Traffic Automation and Lane Management: Communicant, Autonomous, and Human-Driven Vehicles
/Abstract
The advent of autonomous driving technologies has created a crucial need for upgrading conventional traffic control and lane management strategies in large cities. In this research, we design an optimal lane management strategy for corridors with a heterogeneous demand of human-driven, autonomous, and communicant autonomous vehicles (HVs, AVs, and CAVs). In a monocentric city setting, we dynamically control the inflow of the network by optimizing the size of CAV platoons in the corridors based on the instantaneous condition of the integrated system. These corridors can potentially have three types of lanes for vehicles with different levels of automation technology.

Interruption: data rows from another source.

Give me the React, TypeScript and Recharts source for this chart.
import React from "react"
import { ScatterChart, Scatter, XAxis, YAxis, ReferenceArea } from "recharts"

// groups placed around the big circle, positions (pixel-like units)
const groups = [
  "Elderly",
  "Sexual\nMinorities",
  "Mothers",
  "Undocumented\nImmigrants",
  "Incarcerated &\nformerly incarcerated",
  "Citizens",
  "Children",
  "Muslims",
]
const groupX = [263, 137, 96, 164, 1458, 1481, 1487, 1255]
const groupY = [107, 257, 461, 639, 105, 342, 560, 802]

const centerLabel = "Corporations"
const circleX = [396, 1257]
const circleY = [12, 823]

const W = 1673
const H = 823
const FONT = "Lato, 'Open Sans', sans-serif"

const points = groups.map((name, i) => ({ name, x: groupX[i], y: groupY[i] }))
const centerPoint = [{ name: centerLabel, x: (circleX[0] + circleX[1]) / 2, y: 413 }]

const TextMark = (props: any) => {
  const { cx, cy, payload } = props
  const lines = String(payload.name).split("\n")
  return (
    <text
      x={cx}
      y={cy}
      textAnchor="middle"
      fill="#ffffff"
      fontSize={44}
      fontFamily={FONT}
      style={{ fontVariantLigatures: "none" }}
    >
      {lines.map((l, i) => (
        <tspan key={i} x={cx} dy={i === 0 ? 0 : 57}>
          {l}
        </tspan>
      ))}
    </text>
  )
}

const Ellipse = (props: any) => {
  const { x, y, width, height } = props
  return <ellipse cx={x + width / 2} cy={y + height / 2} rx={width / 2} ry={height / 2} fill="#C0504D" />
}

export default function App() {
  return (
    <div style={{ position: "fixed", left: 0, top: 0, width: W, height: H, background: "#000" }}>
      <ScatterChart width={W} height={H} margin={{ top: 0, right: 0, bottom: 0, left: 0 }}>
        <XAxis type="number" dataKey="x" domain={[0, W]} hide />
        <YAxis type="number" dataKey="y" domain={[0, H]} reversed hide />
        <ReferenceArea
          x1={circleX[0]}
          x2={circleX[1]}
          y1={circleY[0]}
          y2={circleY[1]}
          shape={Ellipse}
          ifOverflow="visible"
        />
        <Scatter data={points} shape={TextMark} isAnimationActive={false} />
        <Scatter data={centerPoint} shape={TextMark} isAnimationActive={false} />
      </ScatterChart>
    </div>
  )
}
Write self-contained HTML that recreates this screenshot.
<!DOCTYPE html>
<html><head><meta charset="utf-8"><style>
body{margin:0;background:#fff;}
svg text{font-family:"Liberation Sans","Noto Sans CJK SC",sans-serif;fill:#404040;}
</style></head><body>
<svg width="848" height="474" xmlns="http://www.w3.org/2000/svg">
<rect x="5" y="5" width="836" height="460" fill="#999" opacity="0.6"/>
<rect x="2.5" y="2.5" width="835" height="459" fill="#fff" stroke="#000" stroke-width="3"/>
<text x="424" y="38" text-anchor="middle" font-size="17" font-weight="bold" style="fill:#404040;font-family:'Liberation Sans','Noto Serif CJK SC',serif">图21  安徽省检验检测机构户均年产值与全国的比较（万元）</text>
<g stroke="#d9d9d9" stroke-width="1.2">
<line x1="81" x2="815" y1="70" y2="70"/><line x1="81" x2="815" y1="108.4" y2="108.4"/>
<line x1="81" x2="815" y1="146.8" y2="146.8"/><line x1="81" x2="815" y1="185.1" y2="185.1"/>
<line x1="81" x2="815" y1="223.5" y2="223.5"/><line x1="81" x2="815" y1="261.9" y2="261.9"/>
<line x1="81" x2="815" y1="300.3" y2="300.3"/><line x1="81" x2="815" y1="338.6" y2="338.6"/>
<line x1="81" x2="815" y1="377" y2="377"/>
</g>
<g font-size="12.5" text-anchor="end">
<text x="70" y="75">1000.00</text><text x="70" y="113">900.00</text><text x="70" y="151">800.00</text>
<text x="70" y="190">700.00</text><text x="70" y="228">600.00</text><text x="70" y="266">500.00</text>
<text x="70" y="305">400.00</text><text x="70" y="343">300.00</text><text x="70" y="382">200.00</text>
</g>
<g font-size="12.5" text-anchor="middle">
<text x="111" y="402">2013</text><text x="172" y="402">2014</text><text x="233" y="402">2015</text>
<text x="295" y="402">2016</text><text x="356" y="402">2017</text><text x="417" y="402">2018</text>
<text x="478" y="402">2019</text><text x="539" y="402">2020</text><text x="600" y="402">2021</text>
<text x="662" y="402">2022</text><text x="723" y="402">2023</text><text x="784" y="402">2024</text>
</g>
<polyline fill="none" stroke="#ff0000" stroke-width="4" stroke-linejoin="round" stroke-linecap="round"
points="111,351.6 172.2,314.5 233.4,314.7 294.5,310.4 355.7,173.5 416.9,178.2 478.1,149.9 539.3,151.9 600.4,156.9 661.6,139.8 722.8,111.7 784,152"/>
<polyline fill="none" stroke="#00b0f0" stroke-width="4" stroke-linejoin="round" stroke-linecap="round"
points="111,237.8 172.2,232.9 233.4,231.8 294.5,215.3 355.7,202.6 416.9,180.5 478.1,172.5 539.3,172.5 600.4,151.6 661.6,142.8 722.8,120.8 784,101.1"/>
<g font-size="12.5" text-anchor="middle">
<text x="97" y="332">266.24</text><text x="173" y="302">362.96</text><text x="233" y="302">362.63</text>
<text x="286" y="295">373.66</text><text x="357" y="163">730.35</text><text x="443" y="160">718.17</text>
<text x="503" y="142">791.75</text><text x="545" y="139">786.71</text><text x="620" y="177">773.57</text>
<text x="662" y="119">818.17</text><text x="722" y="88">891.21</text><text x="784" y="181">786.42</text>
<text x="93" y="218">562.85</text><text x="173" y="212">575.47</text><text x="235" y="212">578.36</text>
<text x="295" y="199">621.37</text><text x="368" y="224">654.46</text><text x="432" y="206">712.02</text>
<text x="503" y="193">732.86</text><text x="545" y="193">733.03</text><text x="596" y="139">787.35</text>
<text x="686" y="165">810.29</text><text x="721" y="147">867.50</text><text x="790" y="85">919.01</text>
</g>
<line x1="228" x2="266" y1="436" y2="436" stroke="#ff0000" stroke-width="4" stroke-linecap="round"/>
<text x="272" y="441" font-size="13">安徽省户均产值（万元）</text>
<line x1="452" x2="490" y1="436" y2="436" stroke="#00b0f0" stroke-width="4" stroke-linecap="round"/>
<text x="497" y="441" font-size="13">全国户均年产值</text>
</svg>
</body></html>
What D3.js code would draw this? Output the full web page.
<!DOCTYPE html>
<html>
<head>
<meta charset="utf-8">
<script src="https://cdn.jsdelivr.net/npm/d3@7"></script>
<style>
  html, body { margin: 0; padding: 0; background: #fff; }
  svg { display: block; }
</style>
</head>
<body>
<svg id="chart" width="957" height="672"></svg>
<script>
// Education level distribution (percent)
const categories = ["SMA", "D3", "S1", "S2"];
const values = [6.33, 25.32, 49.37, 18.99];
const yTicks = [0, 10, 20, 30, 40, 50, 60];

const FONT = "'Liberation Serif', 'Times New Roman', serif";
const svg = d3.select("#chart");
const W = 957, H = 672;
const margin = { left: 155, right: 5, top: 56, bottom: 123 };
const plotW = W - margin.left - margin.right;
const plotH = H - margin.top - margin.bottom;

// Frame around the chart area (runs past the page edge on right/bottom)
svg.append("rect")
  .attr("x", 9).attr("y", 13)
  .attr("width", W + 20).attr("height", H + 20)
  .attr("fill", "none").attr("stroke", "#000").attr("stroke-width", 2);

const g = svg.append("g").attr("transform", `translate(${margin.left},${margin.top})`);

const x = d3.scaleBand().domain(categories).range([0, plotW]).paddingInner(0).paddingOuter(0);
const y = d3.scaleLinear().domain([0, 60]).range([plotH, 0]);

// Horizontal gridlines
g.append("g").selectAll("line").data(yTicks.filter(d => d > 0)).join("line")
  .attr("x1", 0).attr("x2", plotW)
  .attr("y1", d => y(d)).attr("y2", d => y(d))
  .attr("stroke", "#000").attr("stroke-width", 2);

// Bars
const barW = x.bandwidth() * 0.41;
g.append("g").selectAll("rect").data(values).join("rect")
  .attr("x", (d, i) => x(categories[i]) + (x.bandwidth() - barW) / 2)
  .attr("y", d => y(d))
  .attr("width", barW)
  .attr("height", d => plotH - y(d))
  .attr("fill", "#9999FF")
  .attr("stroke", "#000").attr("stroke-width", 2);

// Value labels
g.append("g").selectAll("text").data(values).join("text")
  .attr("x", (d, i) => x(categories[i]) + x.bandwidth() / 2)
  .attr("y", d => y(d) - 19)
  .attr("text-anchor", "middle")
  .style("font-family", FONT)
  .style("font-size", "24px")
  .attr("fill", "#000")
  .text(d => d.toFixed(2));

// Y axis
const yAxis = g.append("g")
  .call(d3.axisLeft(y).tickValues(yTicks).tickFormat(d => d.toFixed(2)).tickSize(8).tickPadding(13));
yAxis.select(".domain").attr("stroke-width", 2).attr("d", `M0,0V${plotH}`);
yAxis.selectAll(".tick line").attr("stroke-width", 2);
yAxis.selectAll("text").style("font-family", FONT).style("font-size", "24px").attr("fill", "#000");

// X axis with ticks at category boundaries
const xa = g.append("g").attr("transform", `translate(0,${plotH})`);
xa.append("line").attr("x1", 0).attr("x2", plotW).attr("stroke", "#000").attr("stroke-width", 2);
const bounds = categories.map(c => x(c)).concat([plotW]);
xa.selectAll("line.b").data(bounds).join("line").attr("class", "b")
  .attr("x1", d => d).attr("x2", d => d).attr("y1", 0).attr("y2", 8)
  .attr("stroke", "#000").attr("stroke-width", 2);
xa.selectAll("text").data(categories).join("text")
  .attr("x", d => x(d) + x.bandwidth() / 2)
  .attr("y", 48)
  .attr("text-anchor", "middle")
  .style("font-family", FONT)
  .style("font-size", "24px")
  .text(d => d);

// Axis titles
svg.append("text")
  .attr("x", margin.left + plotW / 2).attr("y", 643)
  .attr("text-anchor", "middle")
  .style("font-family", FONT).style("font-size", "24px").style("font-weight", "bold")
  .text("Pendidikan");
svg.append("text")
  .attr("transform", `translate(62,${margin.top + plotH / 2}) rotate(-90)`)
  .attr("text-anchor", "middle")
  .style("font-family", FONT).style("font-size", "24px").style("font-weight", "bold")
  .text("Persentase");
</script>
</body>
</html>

We model the multiple lane type corridors as sets of parallel bottlenecks with general distributions of multiclass demand. The dynamics of the congestion in the network is also modeled using the macroscopic network fundamental diagram (MNFD). To study the impacts of the rise in the penetration rate of AVs and CAVs on the performance of the system, we derive a closed-form representation of the model. We show that the increase of the delay in the network with the rise in the penetration rate of AVs and CAVs can have a stable, an unstable, or a hybrid pattern. To optimize the system, we minimize a weighted summation of the experienced delay in the corridors and the total travel time in the urban network by optimizing the number of lanes of each type and the dynamic size of the CAV platoons. The results of the San Francisco case study show that implementing an optimal lane management strategy can reduce the experienced delay in the corridors up to 78% with a rise in the AV/CAV penetration rate. By dynamically controlling the size of the CAV platoons in the automated highway of the Bay Bridge, we limit the increase of the travel time in the downtown network as low as 5%.